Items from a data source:
***

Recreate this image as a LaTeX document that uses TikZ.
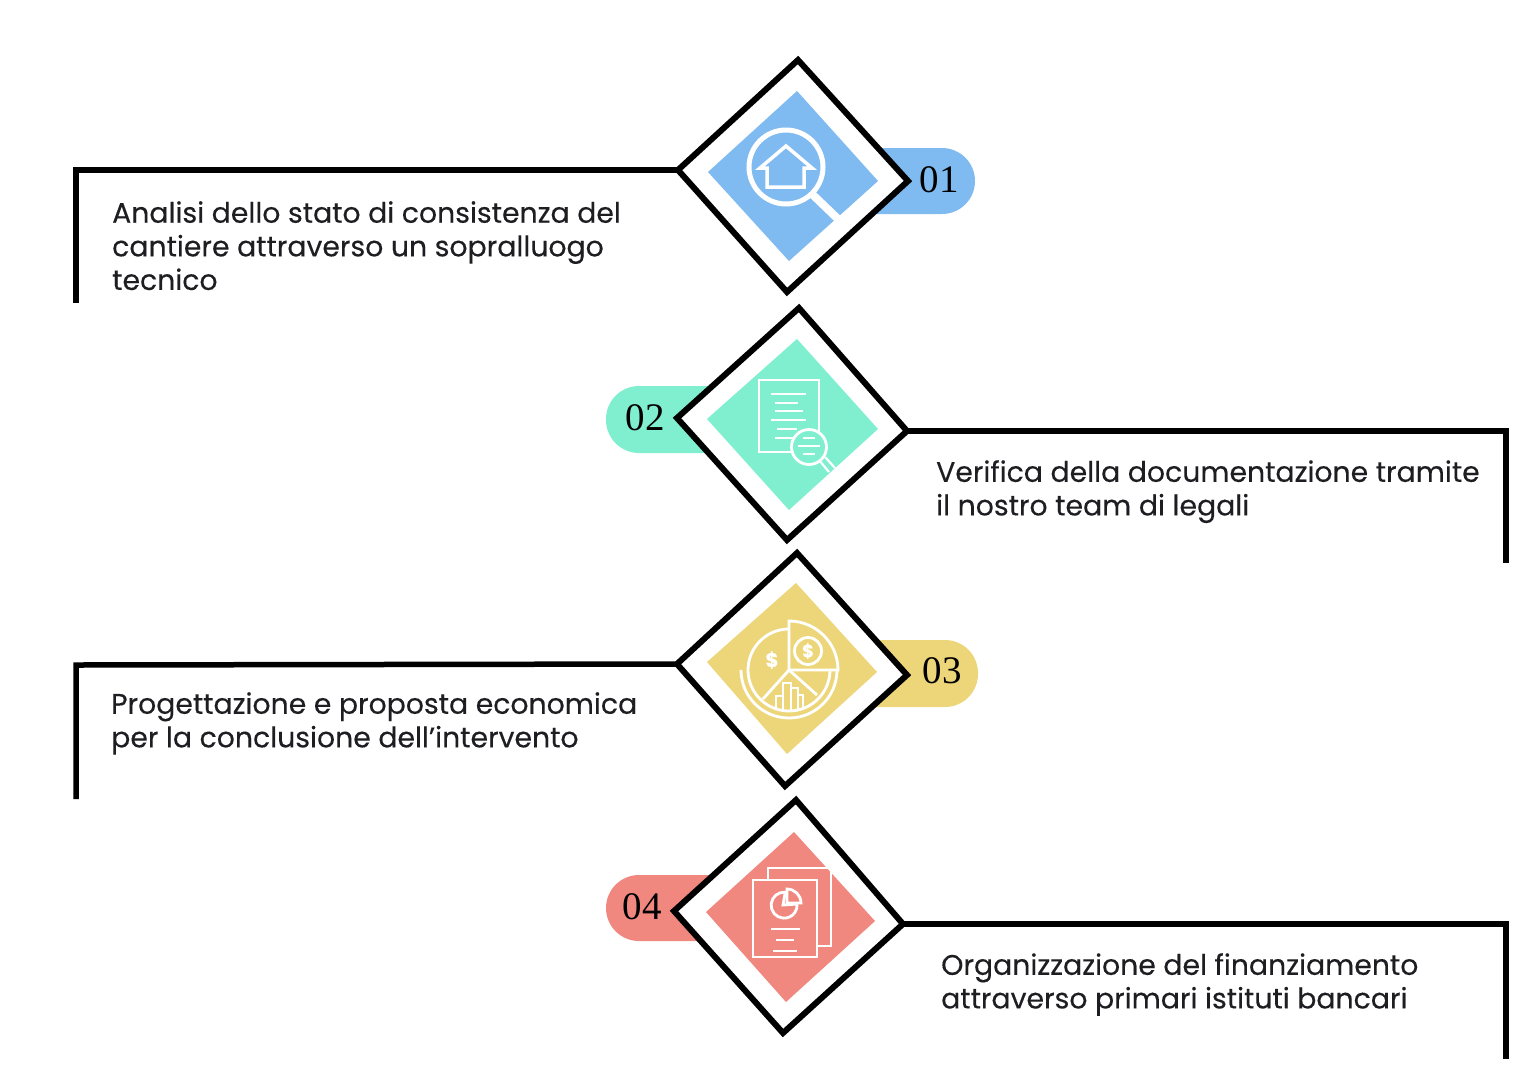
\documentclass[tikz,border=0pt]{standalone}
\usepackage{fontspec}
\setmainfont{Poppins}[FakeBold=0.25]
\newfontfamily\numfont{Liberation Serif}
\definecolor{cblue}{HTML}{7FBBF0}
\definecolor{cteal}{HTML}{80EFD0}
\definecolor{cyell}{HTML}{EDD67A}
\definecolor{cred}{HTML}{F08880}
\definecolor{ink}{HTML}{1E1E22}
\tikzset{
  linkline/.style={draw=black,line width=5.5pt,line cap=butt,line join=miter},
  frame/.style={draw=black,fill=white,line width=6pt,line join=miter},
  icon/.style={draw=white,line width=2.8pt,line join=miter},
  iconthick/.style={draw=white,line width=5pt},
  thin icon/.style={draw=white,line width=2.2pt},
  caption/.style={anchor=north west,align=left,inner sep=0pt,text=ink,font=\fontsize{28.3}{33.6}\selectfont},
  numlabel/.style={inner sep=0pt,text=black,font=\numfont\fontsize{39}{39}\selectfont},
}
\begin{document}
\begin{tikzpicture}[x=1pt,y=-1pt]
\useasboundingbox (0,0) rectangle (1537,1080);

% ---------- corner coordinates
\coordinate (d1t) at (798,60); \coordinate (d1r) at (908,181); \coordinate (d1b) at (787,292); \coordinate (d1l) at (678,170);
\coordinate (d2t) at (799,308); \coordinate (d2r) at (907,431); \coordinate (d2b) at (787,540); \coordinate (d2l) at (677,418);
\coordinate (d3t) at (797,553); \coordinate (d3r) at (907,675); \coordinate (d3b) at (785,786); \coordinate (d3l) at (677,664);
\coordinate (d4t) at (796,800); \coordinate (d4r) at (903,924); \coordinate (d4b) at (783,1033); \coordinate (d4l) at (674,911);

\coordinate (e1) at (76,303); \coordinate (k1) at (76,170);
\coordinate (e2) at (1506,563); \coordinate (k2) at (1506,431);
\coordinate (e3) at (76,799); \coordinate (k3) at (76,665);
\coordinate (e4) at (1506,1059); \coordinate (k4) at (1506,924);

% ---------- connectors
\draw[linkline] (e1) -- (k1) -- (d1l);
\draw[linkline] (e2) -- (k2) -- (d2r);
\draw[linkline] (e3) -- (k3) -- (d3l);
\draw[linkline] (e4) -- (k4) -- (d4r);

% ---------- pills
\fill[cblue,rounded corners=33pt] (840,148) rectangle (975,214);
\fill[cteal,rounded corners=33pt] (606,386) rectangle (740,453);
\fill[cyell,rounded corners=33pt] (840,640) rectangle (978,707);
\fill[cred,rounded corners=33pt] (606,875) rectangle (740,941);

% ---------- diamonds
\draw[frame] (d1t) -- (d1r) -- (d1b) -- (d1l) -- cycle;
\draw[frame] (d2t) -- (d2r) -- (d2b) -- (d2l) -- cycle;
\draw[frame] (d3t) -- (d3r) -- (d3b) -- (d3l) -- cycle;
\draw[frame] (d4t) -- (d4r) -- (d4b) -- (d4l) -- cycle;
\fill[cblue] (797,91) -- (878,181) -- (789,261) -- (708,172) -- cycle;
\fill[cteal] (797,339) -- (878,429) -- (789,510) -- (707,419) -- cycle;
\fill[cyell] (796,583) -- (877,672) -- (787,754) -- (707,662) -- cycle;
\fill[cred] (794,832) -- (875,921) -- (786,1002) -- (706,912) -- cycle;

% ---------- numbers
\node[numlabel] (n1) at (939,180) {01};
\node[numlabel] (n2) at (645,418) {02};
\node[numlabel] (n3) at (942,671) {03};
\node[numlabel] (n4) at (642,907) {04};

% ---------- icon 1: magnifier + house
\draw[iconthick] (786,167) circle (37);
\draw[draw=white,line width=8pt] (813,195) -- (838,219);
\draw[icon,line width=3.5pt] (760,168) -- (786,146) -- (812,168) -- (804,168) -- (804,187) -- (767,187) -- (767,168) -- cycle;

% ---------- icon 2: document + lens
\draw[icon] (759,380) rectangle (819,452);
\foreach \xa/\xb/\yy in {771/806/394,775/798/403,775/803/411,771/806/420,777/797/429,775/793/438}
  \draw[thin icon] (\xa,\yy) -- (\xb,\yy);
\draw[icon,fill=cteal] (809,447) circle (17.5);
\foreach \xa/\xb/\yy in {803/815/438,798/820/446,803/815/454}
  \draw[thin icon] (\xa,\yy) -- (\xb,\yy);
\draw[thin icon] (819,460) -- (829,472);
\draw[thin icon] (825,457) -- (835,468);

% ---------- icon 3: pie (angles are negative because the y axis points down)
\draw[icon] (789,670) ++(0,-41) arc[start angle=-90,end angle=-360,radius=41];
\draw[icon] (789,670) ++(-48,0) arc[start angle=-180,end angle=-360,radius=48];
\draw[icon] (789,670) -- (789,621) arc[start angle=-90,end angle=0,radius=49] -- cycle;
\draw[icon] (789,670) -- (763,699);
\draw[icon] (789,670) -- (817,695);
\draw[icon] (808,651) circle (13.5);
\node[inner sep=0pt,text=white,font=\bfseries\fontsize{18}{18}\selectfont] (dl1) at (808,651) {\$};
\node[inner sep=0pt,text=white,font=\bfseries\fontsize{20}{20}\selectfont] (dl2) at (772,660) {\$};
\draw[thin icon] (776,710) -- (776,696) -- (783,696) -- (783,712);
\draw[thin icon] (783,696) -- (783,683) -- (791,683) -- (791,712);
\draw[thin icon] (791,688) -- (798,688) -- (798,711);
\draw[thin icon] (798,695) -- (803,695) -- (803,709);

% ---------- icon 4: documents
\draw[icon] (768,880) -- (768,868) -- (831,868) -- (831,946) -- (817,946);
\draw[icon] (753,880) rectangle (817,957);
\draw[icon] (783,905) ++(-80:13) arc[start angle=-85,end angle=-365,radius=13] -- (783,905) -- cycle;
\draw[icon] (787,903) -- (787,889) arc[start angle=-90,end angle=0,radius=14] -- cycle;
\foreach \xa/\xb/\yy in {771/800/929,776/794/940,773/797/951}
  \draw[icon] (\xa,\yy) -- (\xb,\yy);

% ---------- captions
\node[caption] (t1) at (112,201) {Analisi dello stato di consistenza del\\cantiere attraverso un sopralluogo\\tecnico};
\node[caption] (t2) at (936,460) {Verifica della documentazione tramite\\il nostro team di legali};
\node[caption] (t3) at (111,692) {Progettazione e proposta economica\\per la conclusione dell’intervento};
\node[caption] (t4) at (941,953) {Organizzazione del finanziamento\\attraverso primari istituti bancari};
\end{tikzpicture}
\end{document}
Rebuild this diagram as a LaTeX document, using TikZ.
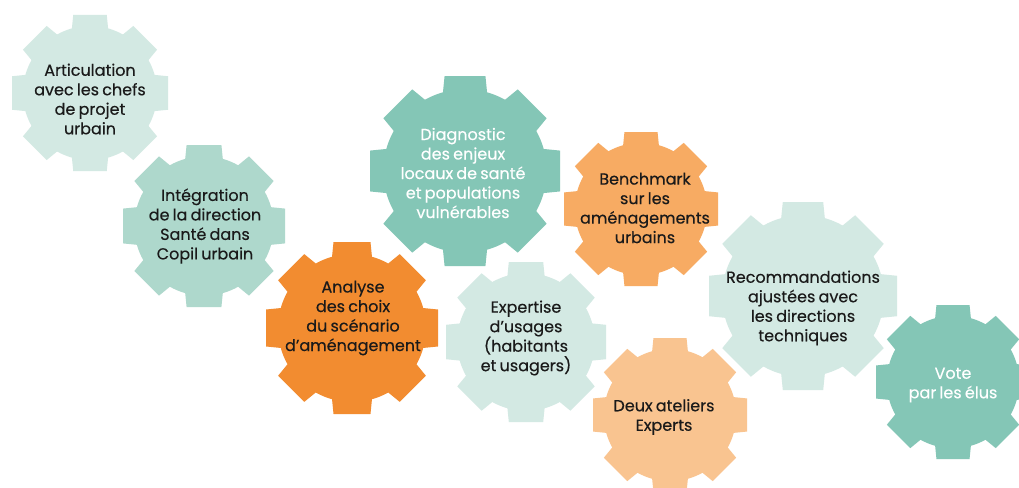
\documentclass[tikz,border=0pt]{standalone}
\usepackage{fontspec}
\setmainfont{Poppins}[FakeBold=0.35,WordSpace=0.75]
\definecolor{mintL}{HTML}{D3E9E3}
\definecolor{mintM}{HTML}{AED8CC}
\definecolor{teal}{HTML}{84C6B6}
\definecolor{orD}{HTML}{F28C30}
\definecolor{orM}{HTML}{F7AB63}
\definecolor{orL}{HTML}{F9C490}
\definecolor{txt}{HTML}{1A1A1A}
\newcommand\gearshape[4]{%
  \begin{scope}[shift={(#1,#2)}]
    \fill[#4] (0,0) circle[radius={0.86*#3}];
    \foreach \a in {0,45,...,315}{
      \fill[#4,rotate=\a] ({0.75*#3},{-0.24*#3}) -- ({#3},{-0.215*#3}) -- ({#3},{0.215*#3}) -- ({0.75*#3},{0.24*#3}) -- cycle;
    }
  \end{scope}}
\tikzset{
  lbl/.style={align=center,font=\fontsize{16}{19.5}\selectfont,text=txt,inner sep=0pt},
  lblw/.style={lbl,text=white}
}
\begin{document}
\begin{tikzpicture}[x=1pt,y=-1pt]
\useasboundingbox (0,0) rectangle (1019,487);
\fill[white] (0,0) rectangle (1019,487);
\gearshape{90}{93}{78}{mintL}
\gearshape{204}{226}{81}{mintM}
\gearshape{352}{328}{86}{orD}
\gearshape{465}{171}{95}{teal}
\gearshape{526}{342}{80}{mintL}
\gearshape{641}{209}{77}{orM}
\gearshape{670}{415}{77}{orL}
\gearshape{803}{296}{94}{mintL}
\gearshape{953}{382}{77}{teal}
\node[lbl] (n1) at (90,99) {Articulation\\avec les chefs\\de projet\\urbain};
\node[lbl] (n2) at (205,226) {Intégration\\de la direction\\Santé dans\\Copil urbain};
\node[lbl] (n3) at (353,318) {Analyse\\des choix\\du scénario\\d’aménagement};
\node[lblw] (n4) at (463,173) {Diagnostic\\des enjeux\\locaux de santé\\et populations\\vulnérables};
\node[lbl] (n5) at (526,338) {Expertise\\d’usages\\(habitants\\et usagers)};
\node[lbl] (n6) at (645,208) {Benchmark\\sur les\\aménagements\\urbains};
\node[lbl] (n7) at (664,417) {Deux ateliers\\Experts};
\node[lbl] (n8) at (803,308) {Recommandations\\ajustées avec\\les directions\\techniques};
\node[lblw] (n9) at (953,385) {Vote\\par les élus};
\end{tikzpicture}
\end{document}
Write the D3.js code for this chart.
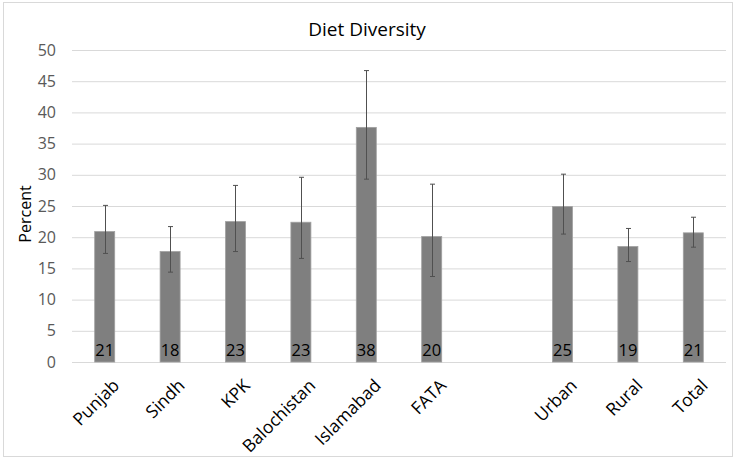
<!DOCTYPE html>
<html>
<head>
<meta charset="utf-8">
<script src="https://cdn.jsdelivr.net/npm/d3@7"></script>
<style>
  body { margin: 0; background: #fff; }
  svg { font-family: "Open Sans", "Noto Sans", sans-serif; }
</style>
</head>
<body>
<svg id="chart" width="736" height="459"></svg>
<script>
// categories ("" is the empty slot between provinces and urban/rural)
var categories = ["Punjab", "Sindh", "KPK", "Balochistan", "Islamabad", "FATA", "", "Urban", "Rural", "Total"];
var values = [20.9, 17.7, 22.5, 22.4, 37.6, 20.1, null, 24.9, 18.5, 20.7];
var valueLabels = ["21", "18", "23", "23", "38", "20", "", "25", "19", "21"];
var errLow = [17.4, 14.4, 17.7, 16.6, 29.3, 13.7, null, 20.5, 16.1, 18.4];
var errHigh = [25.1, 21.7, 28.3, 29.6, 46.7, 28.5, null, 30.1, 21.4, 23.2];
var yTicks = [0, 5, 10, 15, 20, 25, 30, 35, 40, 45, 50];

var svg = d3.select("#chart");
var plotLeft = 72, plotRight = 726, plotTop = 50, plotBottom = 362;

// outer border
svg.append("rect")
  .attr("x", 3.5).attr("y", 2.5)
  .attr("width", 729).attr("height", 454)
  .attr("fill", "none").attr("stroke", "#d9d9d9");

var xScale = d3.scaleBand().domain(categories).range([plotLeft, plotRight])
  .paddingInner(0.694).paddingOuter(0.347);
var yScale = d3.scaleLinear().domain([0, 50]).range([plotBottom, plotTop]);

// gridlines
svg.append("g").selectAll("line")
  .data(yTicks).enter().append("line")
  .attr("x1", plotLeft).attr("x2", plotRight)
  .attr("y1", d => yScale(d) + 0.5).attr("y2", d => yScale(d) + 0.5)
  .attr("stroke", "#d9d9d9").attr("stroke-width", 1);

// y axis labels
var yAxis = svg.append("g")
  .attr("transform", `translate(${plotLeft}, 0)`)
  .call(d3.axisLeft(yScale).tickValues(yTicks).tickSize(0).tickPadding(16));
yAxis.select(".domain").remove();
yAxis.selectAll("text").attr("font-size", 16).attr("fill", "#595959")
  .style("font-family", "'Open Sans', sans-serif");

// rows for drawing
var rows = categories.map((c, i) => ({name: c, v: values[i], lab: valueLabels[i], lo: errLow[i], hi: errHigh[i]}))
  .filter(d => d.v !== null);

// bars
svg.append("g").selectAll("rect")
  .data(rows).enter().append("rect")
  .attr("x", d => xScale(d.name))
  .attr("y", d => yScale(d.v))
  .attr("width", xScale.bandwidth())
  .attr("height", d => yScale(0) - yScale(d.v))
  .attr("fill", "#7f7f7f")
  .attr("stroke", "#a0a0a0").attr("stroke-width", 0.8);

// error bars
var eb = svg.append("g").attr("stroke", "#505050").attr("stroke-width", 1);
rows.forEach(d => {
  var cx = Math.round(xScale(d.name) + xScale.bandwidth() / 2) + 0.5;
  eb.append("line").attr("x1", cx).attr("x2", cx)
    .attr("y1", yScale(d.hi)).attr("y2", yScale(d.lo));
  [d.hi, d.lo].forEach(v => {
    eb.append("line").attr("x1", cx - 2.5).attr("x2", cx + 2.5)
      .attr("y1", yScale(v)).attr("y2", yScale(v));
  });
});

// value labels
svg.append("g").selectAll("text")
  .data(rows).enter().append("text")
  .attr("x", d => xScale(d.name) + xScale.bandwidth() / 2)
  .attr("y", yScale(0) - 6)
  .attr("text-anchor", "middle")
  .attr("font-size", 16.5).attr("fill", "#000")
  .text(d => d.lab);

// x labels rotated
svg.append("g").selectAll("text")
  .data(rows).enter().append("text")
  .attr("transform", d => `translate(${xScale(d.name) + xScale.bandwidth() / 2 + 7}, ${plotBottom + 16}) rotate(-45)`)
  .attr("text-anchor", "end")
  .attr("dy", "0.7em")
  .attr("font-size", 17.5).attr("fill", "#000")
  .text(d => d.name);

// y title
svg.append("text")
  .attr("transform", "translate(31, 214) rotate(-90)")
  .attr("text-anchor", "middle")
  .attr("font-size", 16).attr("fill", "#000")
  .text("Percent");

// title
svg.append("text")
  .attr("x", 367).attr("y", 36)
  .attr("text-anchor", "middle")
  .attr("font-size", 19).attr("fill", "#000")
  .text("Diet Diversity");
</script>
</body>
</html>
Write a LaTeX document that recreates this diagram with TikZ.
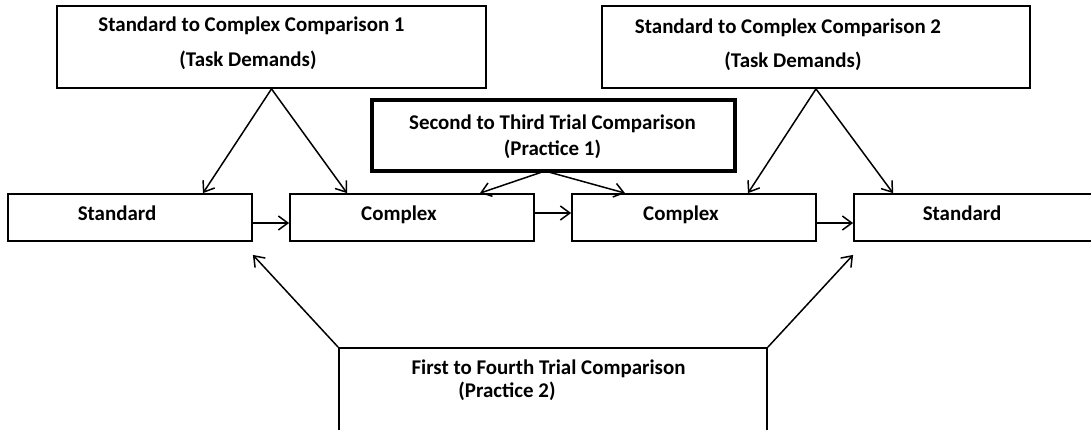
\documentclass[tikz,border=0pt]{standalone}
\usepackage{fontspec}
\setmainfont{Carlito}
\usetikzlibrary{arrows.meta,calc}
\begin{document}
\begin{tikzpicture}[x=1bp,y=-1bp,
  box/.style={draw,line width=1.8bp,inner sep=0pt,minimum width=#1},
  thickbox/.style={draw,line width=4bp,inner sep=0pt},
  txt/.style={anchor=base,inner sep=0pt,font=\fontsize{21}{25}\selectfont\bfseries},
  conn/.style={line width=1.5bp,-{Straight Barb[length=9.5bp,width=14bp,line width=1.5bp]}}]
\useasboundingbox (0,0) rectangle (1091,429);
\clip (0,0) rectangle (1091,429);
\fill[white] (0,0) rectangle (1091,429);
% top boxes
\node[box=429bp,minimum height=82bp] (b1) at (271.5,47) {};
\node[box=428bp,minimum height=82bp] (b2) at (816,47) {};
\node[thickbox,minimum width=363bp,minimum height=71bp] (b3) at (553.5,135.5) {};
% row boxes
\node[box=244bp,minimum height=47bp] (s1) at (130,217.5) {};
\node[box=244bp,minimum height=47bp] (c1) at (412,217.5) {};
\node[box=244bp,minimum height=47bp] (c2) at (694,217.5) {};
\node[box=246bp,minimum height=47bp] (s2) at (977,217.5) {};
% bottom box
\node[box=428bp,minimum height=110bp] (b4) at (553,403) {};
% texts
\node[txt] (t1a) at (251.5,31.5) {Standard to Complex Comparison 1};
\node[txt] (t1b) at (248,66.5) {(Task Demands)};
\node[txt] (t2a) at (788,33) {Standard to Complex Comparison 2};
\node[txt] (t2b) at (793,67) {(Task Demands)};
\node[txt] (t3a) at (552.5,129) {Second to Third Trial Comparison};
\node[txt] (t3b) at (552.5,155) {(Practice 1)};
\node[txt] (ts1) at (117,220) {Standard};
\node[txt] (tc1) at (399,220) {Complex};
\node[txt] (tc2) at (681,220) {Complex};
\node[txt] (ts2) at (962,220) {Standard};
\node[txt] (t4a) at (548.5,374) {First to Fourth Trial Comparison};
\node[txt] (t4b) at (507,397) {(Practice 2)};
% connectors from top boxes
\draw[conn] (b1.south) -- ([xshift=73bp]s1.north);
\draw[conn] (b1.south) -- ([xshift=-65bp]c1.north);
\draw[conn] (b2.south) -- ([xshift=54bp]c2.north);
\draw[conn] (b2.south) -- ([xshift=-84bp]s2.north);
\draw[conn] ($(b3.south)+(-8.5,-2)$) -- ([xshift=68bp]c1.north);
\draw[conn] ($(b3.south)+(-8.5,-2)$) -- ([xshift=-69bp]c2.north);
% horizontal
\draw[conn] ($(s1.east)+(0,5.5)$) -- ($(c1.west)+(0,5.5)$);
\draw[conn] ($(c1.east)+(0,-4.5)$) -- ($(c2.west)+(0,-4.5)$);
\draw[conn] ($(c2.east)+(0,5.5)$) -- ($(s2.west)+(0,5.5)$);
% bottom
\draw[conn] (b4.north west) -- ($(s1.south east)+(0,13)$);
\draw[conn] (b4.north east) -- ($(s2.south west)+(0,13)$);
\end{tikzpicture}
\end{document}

***

### Short exercise
Restate the data word for word from its first line through the line with "(k4) at (1506,924);", leaving out any picture along the way.

### Result
Recreate this image as a LaTeX document that uses TikZ.
\documentclass[tikz,border=0pt]{standalone}
\usepackage{fontspec}
\setmainfont{Poppins}[FakeBold=0.25]
\newfontfamily\numfont{Liberation Serif}
\definecolor{cblue}{HTML}{7FBBF0}
\definecolor{cteal}{HTML}{80EFD0}
\definecolor{cyell}{HTML}{EDD67A}
\definecolor{cred}{HTML}{F08880}
\definecolor{ink}{HTML}{1E1E22}
\tikzset{
  linkline/.style={draw=black,line width=5.5pt,line cap=butt,line join=miter},
  frame/.style={draw=black,fill=white,line width=6pt,line join=miter},
  icon/.style={draw=white,line width=2.8pt,line join=miter},
  iconthick/.style={draw=white,line width=5pt},
  thin icon/.style={draw=white,line width=2.2pt},
  caption/.style={anchor=north west,align=left,inner sep=0pt,text=ink,font=\fontsize{28.3}{33.6}\selectfont},
  numlabel/.style={inner sep=0pt,text=black,font=\numfont\fontsize{39}{39}\selectfont},
}
\begin{document}
\begin{tikzpicture}[x=1pt,y=-1pt]
\useasboundingbox (0,0) rectangle (1537,1080);

% ---------- corner coordinates
\coordinate (d1t) at (798,60); \coordinate (d1r) at (908,181); \coordinate (d1b) at (787,292); \coordinate (d1l) at (678,170);
\coordinate (d2t) at (799,308); \coordinate (d2r) at (907,431); \coordinate (d2b) at (787,540); \coordinate (d2l) at (677,418);
\coordinate (d3t) at (797,553); \coordinate (d3r) at (907,675); \coordinate (d3b) at (785,786); \coordinate (d3l) at (677,664);
\coordinate (d4t) at (796,800); \coordinate (d4r) at (903,924); \coordinate (d4b) at (783,1033); \coordinate (d4l) at (674,911);

\coordinate (e1) at (76,303); \coordinate (k1) at (76,170);
\coordinate (e2) at (1506,563); \coordinate (k2) at (1506,431);
\coordinate (e3) at (76,799); \coordinate (k3) at (76,665);
\coordinate (e4) at (1506,1059); \coordinate (k4) at (1506,924);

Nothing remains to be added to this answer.